I enjoy your writing style and your use of big words- makes you a sesquipedalianist like me....
Michael - the relationship thing you speak of has nothing to do with the medium. I've seen people do this in real-world, face-to-face interactions. Yeah, it really sucks, I know... I've had it done to me, and I've seen it done to others.
Trite though it may sound, you pick yourself up, dust yourself off, etc. - I think you know where this is going... Sally's right, it's nothing about you at all. Never let someone other idiot's thoughtless actions cause you to sell yourself short in any way.
That gift you chose?
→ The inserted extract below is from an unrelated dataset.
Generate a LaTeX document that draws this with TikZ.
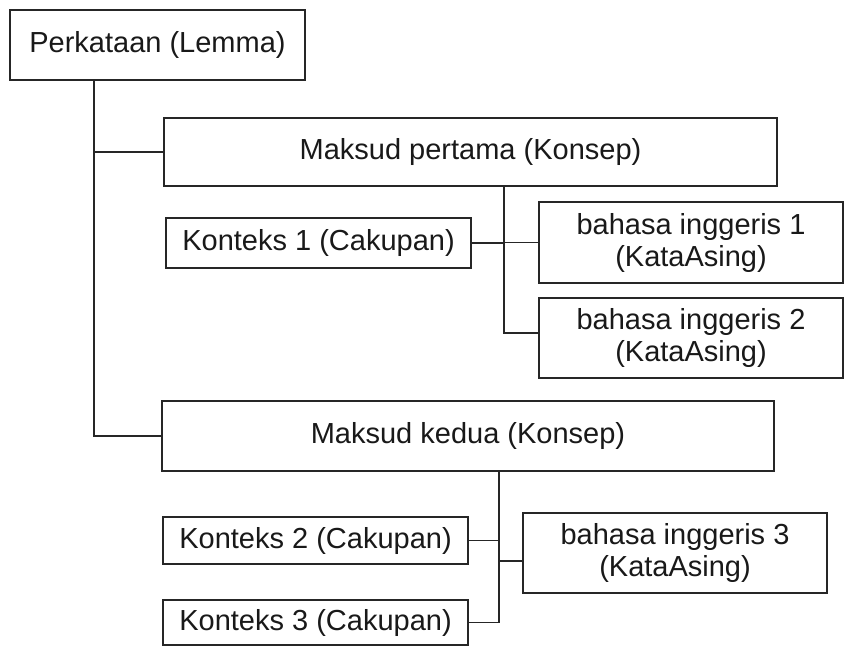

Very cool - I love choosing a gift for a person that's really appropriate to the recipient (though these days I end up defaulting to Amazon gift certificates all too often)... The gifts a person gives (not just presents, but less tangible gifts, like a kind word or a favor performed willingly) can say a lot about them and what the think of the person receiving the gift.
So no, it ain't you, friend; it's the other fella who's not got it all together... And in that case, he ain't worth screwing up your head over, now is he?
Kudos to Sally and Matt.. I don't know that I can add much to what they have said. As both said, it's not about you.. and as cliche as that sounds, it took till I was 32 to realize there was more to the saying than trying to make someone feel better.
On another note, the way you have described, disected and explained the extraordinary way people seem to approch internet relationships, even after becoming friends in person, as somehow different or less than a friendships spawn from non electronic means, is so well thought out that it makes me wish I was a better writer and thinker. Web editor? think author, with a capital A!!!